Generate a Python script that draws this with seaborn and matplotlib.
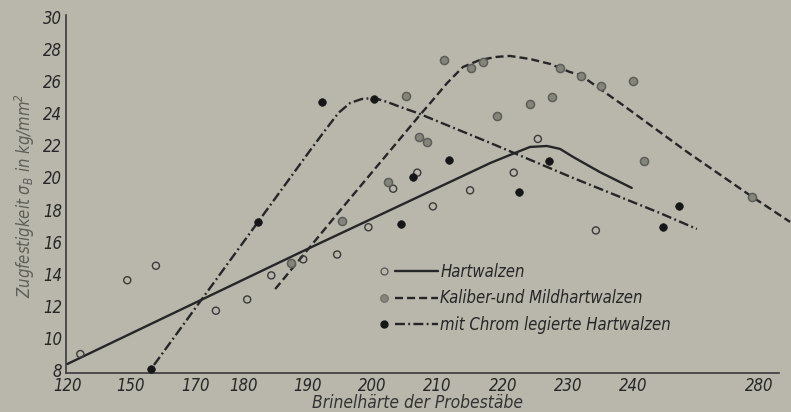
import numpy as np
import pandas as pd
import matplotlib
matplotlib.use('Agg')
import matplotlib.pyplot as plt
import seaborn as sns
from matplotlib.lines import Line2D
from matplotlib.legend_handler import HandlerBase

# Messpunkte (Brinellhärte, Zugfestigkeit)
hart_x = [155.2, 162.4, 166.8, 176.0, 180.8, 184.5, 189.4, 194.6, 199.4, 203.2,
          206.9, 209.3, 215.0, 221.7, 225.4, 234.3]
hart_y = [9.0, 13.6, 14.5, 11.7, 12.4, 13.9, 14.9, 15.2, 16.9, 19.3,
          20.3, 18.2, 19.2, 20.3, 22.4, 16.7]

kal_x = [187.5, 195.4, 202.4, 205.2, 207.2, 208.4, 211.0, 215.2, 217.0, 219.1,
         224.2, 227.6, 228.8, 232.0, 235.1, 240.0, 241.7, 258.3]
kal_y = [14.7, 17.3, 19.7, 25.1, 22.5, 22.2, 27.3, 26.8, 27.2, 23.8,
         24.6, 25.0, 26.8, 26.3, 25.7, 26.0, 21.0, 18.8]

chrom_x = [166.1, 182.5, 192.3, 200.3, 204.4, 206.3, 211.8, 222.5, 227.1, 244.6, 247.1]
chrom_y = [8.1, 17.2, 24.7, 24.9, 17.1, 20.0, 21.1, 19.1, 21.0, 16.9, 18.2]

# Ausgleichskurven
hart_line_x = [153.2, 189.4, 218.1, 221.9, 224.2, 226.8, 228.8, 230.8, 234.9, 239.8]
hart_line_y = [8.38, 15.42, 20.90, 21.53, 21.90, 21.96, 21.78, 21.28, 20.34, 19.35]

kal_line_x = [185.1, 195.5, 207.3, 208.9, 211.5, 213.9, 216.5, 219.1, 221.1, 224.2,
              227.3, 230.3, 231.9, 238.0, 248.3, 258.3, 264.1]
kal_line_y = [13.05, 18.16, 23.89, 24.64, 25.89, 26.88, 27.32, 27.51, 27.57, 27.38,
              27.07, 26.57, 26.39, 24.64, 21.59, 18.79, 17.23]

chrom_line_x = [166.5, 190.5, 192.8, 194.8, 196.6, 198.4, 200.3, 202.3, 204.3, 206.9,
                218.1, 230.8, 244.1, 249.8]
chrom_line_y = [8.32, 21.71, 22.96, 24.02, 24.64, 24.89, 24.95, 24.70, 24.39, 24.02,
                22.15, 19.97, 17.79, 16.79]

# Achsenbeschriftung wie im Original (ungleichmäßig)
xtick_pos = [153.3, 162.9, 172.8, 180.3, 190, 200, 210, 220.1, 230, 240, 259.3]
xtick_labels = ['120', '150', '170', '180', '190', '200', '210', '220', '230', '240', '280']
yticks = list(range(8, 31, 2))

labels = ['Hartwalzen', 'Kaliber-und Mildhartwalzen', 'mit Chrom legierte Hartwalzen']

bg = '#b9b7ab'
ink = '#262626'

sns.set_theme(style='white', rc={'axes.facecolor': bg, 'figure.facecolor': bg})
plt.rcParams['font.family'] = ['Liberation Sans Narrow', 'DejaVu Sans']
plt.rcParams['font.style'] = 'italic'
plt.rcParams['font.stretch'] = 'condensed'
plt.rcParams['mathtext.default'] = 'regular'


class MarkerLineHandler(HandlerBase):
    # Marker links, Linienstück rechts daneben
    def create_artists(self, legend, orig_handle, xdescent, ydescent, width, height, fontsize, trans):
        mark, line = orig_handle
        y = height / 2 - ydescent
        m = Line2D([-xdescent + 0.1 * width], [y])
        m.update_from(mark)
        m.set_transform(trans)
        ln = Line2D([-xdescent + 0.29 * width, -xdescent + width], [y, y])
        ln.update_from(line)
        ln.set_transform(trans)
        return [m, ln]


fig, ax = plt.subplots(figsize=(7.91, 4.12), dpi=100)
ax.set_position([66 / 791, 1 - 373 / 412, (779 - 66) / 791, (373 - 15) / 412])

lw = 1.7
dash = (0, (3.4, 1.7))
dashdot = (0, (4.2, 1.4, 0.8, 1.4))

sns.lineplot(x=hart_line_x, y=hart_line_y, sort=False, estimator=None, color=ink,
             lw=lw, ax=ax, clip_on=False)
sns.lineplot(x=kal_line_x, y=kal_line_y, sort=False, estimator=None, color=ink,
             lw=lw, linestyle=dash, ax=ax, clip_on=False)
sns.lineplot(x=chrom_line_x, y=chrom_line_y, sort=False, estimator=None, color=ink,
             lw=lw, linestyle=dashdot, ax=ax, clip_on=False)

sns.scatterplot(x=hart_x, y=hart_y, marker='o', s=26, facecolor='none',
                edgecolor='#3a3a3a', linewidth=1.0, ax=ax, zorder=3)
sns.scatterplot(x=kal_x, y=kal_y, marker='o', s=34, color='#85857c',
                edgecolor='#5e5e58', linewidth=1.1, ax=ax, zorder=3)
sns.scatterplot(x=chrom_x, y=chrom_y, marker='o', s=30, color='#161616',
                edgecolor='#161616', linewidth=0.5, ax=ax, zorder=3)

ax.set_xlim(153.0, 262.4)
ax.set_ylim(7.82, 30.12)
ax.set_xticks(xtick_pos)
ax.set_xticklabels(xtick_labels)
ax.set_yticks(yticks)
ax.set_yticklabels([str(v) for v in yticks])

for side in ['top', 'right']:
    ax.spines[side].set_visible(False)
for side in ['left', 'bottom']:
    ax.spines[side].set_color('#3a3a3a')
    ax.spines[side].set_linewidth(1.2)

ax.tick_params(axis='y', direction='in', length=8.5, width=1.1, color='#3a3a3a',
               pad=3, labelsize=12, labelcolor=ink)
ax.tick_params(axis='x', direction='in', length=6, width=1.0, color='#3a3a3a',
               pad=3, labelsize=12, labelcolor=ink)

ax.set_xlabel('Brinelhärte der Probestäbe', fontsize=12.5, color='#333333', labelpad=0)
ax.xaxis.set_label_coords((417 - 66) / (779 - 66), -0.058)
ax.set_ylabel(r'Zugfestigkeit $\sigma_B$ in kg/mm$^2$', fontsize=12, color='#5e5e5a')
ax.yaxis.set_label_coords(-0.041, (373 - 196) / (373 - 15))

# Legende
handles = [
    (Line2D([], [], ls='none', marker='o', ms=5, mfc='none', mec='#555555', mew=0.9),
     Line2D([], [], color=ink, lw=lw)),
    (Line2D([], [], ls='none', marker='o', ms=5.5, mfc='#85857c', mec='#6e6e68', mew=0.8),
     Line2D([], [], color=ink, lw=lw, linestyle=dash)),
    (Line2D([], [], ls='none', marker='o', ms=5, mfc='#161616', mec='#161616'),
     Line2D([], [], color=ink, lw=lw, linestyle=dashdot)),
]
leg = ax.legend(handles, labels, handler_map={tuple: MarkerLineHandler()},
                loc='upper left', bbox_to_anchor=(378 / 791, 1 - 263 / 412),
                bbox_transform=fig.transFigure, frameon=False, fontsize=12,
                handlelength=3.6, handletextpad=0.15, labelspacing=0.5,
                borderpad=0, borderaxespad=0)
for t in leg.get_texts():
    t.set_color(ink)

plt.savefig('out.png', dpi=100, facecolor=bg)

+-------+

* **INSTRUCTIONS FOR THE TASK**:
Starting at the first line of the material, output exactly the lines up to and including the one with "from matplotlib.legend_handler import". Do not include the pictures.

* **CORRECT OUTPUT**:
Generate a Python script that draws this with seaborn and matplotlib.
import numpy as np
import pandas as pd
import matplotlib
matplotlib.use('Agg')
import matplotlib.pyplot as plt
import seaborn as sns
from matplotlib.lines import Line2D
from matplotlib.legend_handler import HandlerBase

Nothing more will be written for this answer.